With the promise of buying some sports equipment as prizes for good behavior in school, I dragged my older kids to the oldest Chinatown in the world, again on the eve of the Chinese new year.
And then I was cursing under my breath, and wondering aloud why people should choose to buy hopia on that very same day that they knew lots of people would be flocking to Binondo, so that the lines snaked out and around the several Eng Bee Tin shops along Ongpin Street, and by the time we arrived at lunchtime the only flavors available were, to my extreme horror!, just mongo and ube.
I was there to buy the new custard hopia, introduced last year, but of course there was not one piece left. I don't care much for Chinese tikoy, which lined shops' outer walls several boxes deep, so we were in danger of being empty-handed. Empty-stomached, more like.
Of course I conveniently forgot that I chose to be there on new year's eve, too, when I could have bought custard hopia just the day before, or the weekend before. Hopia is available Mondays to Saturdays, year-round, after all. To confirm my greatest fear, EBT staff said other hopia flavors would be available come Monday, two days after.
I am in Divisoria, and Ongpin, several times a year, but the vibe during new year's eve is just incomparable. I can walk by myself along the entire narrow stretch of alley that is Ongpin Street any day, poking into shops left and right, but on new year's eve I walk with throngs in the middle of the road to the beat of drums and in sync with dancing dragons and lions. There is the danger of being sideswept by cars or the tail of a horse dragging a kalesa - I can't understand why they can't close the street to vehicular traffic even for just one day in a year - but I rely on Chinese superstition and belief in karma to get me through to my several destinations unscathed.
Roughly at midpoint along Ongpin, by a small alley and at the outer wall of a building, is this enshrined crucifix, with laminated posters on each side with the prayer before lighting a candle. That was for Catholics, or even Christians, who happened to pass by, I suppose.

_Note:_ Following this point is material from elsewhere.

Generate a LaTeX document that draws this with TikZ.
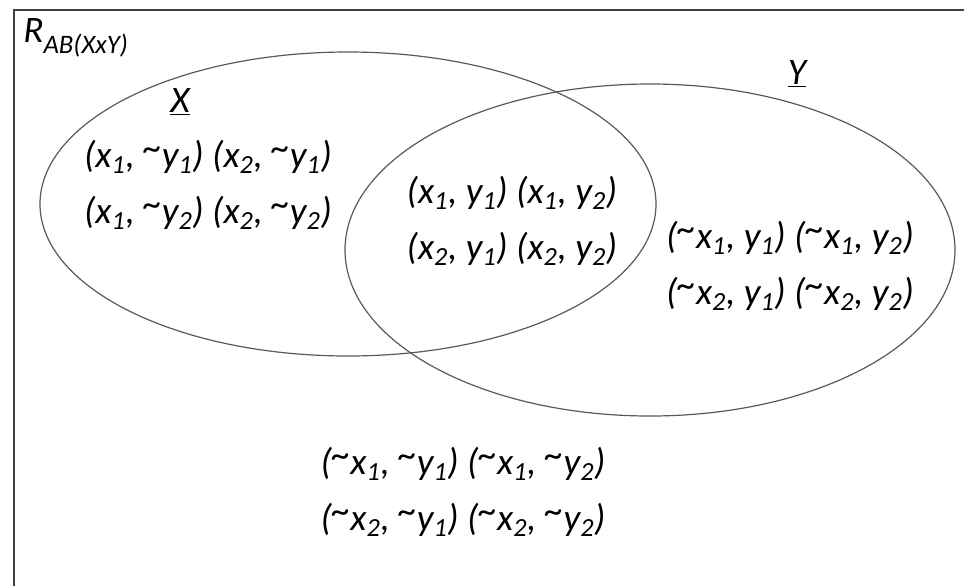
\documentclass[tikz,border=0pt]{standalone}
\usepackage{fontspec}
\setmainfont{Carlito}
\usetikzlibrary{positioning}
\newcommand{\vx}[1]{x\textsubscript{#1}}
\newcommand{\vy}[1]{y\textsubscript{#1}}
\newcommand{\nt}{\raisebox{0.18em}{\textasciitilde}}
\begin{document}
\begin{tikzpicture}[x=0.75pt,y=-0.75pt,
 e/.style={draw=black!65,line width=0.9pt},
 t/.style={font=\fontsize{28}{42}\selectfont\itshape,align=center,inner sep=0pt},
 h/.style={font=\fontsize{28}{30}\selectfont\itshape,inner sep=0pt}
]
\useasboundingbox (0,0) rectangle (964,586);
\draw[line width=1.5pt,draw=black!75] (14,586)--(14,10)--(964,10);
\draw[e] (348,204) ellipse [x radius=308,y radius=152];
\draw[e] (650,250) ellipse [x radius=305,y radius=166];
\node[h,anchor=base west] (rab) at (23,42) {R\raisebox{-0.3em}{\fontsize{20}{22}\selectfont AB(XxY)}};
\node[h,anchor=base] (xl) at (180,112) {\underline{X}};
\node[h,anchor=base] (yl) at (797,84) {\underline{Y}};
\node[t] (onlyx) at (208,185) {(\vx1, \nt\vy1) (\vx2, \nt\vy1)\\(\vx1, \nt\vy2) (\vx2, \nt\vy2)};
\node[t] (both) at (512,221) {(\vx1, \vy1) (\vx1, \vy2)\\(\vx2, \vy1) (\vx2, \vy2)};
\node[t] (onlyy) at (790,266) {(\nt\vx1, \vy1) (\nt\vx1, \vy2)\\(\nt\vx2, \vy1) (\nt\vx2, \vy2)};
\node[t] (none) at (463,492) {(\nt\vx1, \nt\vy1) (\nt\vx1, \nt\vy2)\\(\nt\vx2, \nt\vy1) (\nt\vx2, \nt\vy2)};
\end{tikzpicture}
\end{document}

But the funny thing was, up close I saw hundreds of smoking incense sticks at the base of the crucifix. When I crossed to the other side of the alley I noted people - Chinese, physically - were lighting these sticks and bowing down several times, like they would in a Chinese Buddhist temple.
To the side, a little away from the cross, was the space for lighting candles. For the Catholics. How this happened would be a very interesting tale to listen to, but at that moment I didn't have anyone to ask, though I noticed that several cultural tour groups happened to pass by and it looked like it was one of their destinations, but I didn't see the guides.
I seem to recall that this crucifix holds some major import, though I can't recall from where or when I got that. I think this was a landing site of our colonizers, thus the cross. I may be wrong, but I can't seem to find anything on the internet about this as of this time.
Hindu monks chanting around Plaza Calderon, where stands a giant statue of the first Filipino saint, San Lorenzo Ruiz.
The charms being peddled street-side were the same as last year, with the exception of this miniature walis-tambo look-alike, made with palay sheaves, the husked rice still attached.
We did get our hands on some custard at the end. And I mean, literally at the end. We started from Quentin Paredes Street, at the tail end of Ongpin Street by the Binondo Church, and walked the entire length of Ongpin all the way out to Plaza Sta. Cruz. Just inside the welcome arch from Sta. Cruz is a favorite restaurant of mine, where we had dinner, and across it is an EBT branch. It appeared to be not as visited as the other branches, for it had more hopia flavors, including the custards kept in the chillers.
The custards come in classic and ube, the filling totally devoid of kamote but filled with light, eggy sweetness.
They had the latest product, too, the Mochi Kreme. Mochi in strawberry, ube and queso flavors with sweetened cream deep in the heart of their kamote filling. They are kept frozen, and are recommended to be eaten frozen.
We were full from surveying the menus of two restaurants in half a day, so it was after a while when we felt we could eat and fully savor the mochi. They were already warm to the touch, and the cream had melted, but they were still a joy to eat, the cream inside the filling unexpected but very welcome.
We were told by the EBT staff that we could refreeze the balls, so we ate just one of the two packs in the box the mochis are sold in, and put the other pack in the freezer when we got home. The next day, we took it out, and understood why they are frozen.
The glutinous rice went from ordinary sticky to chewy, makunat, fighting with each bite. It struggled, but gave way to stickiness still, and then on to the softness of the kamote filling. The silky frozen cream is a reward for all the patience and perseverance. Three grades of tactility, all in one small bite.